Exercise |
Repeat the listing word for word. No pictures belong in the copy.

Supplied data |

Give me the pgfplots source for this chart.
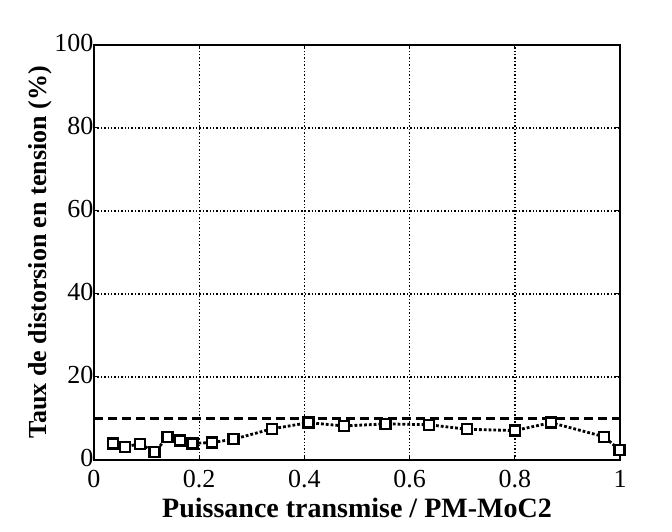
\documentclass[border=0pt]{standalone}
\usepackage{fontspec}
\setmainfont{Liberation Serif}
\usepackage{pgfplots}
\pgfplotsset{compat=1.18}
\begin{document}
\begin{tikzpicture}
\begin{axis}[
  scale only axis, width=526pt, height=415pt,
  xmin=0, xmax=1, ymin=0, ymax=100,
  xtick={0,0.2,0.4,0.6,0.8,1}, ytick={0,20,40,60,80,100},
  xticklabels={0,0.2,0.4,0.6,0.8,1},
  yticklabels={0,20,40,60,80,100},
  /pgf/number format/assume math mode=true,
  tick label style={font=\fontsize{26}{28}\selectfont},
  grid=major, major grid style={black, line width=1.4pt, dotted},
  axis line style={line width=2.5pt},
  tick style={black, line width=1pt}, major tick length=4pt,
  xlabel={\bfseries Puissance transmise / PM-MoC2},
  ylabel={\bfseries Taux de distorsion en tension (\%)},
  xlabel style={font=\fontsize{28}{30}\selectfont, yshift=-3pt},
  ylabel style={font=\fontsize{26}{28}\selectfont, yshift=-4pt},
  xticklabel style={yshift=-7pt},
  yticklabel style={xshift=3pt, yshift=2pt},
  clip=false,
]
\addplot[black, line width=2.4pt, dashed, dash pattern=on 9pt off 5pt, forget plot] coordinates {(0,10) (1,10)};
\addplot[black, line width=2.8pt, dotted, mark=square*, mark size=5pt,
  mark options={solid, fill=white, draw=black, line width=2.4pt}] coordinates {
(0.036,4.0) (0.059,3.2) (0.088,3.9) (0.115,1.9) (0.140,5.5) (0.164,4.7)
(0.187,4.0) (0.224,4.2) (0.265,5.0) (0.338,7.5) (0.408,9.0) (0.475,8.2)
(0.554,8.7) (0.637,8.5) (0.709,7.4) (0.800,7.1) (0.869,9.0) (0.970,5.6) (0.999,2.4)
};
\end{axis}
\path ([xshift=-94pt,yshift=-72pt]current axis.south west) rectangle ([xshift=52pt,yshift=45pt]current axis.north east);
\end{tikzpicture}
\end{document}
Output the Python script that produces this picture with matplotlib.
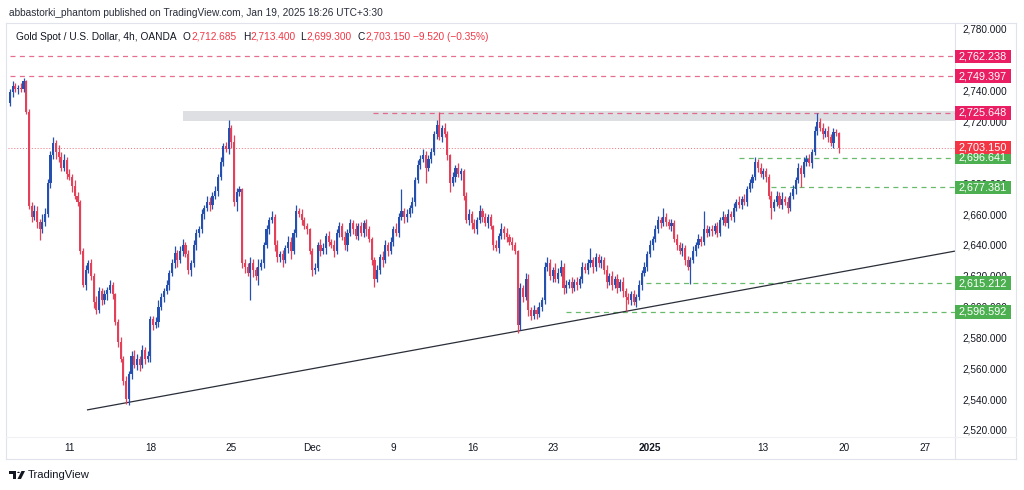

Exercise solution |
Give me the pgfplots source for this chart.
\documentclass[border=0pt]{standalone}
\usepackage{fontspec}
\setmainfont{Liberation Serif}
\usepackage{pgfplots}
\pgfplotsset{compat=1.18}
\begin{document}
\begin{tikzpicture}
\begin{axis}[
  scale only axis, width=526pt, height=415pt,
  xmin=0, xmax=1, ymin=0, ymax=100,
  xtick={0,0.2,0.4,0.6,0.8,1}, ytick={0,20,40,60,80,100},
  xticklabels={0,0.2,0.4,0.6,0.8,1},
  yticklabels={0,20,40,60,80,100},
  /pgf/number format/assume math mode=true,
  tick label style={font=\fontsize{26}{28}\selectfont},
  grid=major, major grid style={black, line width=1.4pt, dotted},
  axis line style={line width=2.5pt},
  tick style={black, line width=1pt}, major tick length=4pt,
  xlabel={\bfseries Puissance transmise / PM-MoC2},
  ylabel={\bfseries Taux de distorsion en tension (\%)},
  xlabel style={font=\fontsize{28}{30}\selectfont, yshift=-3pt},
  ylabel style={font=\fontsize{26}{28}\selectfont, yshift=-4pt},
  xticklabel style={yshift=-7pt},
  yticklabel style={xshift=3pt, yshift=2pt},
  clip=false,
]
\addplot[black, line width=2.4pt, dashed, dash pattern=on 9pt off 5pt, forget plot] coordinates {(0,10) (1,10)};
\addplot[black, line width=2.8pt, dotted, mark=square*, mark size=5pt,
  mark options={solid, fill=white, draw=black, line width=2.4pt}] coordinates {
(0.036,4.0) (0.059,3.2) (0.088,3.9) (0.115,1.9) (0.140,5.5) (0.164,4.7)
(0.187,4.0) (0.224,4.2) (0.265,5.0) (0.338,7.5) (0.408,9.0) (0.475,8.2)
(0.554,8.7) (0.637,8.5) (0.709,7.4) (0.800,7.1) (0.869,9.0) (0.970,5.6) (0.999,2.4)
};
\end{axis}
\path ([xshift=-94pt,yshift=-72pt]current axis.south west) rectangle ([xshift=52pt,yshift=45pt]current axis.north east);
\end{tikzpicture}
\end{document}
Output the Python script that produces this picture with matplotlib.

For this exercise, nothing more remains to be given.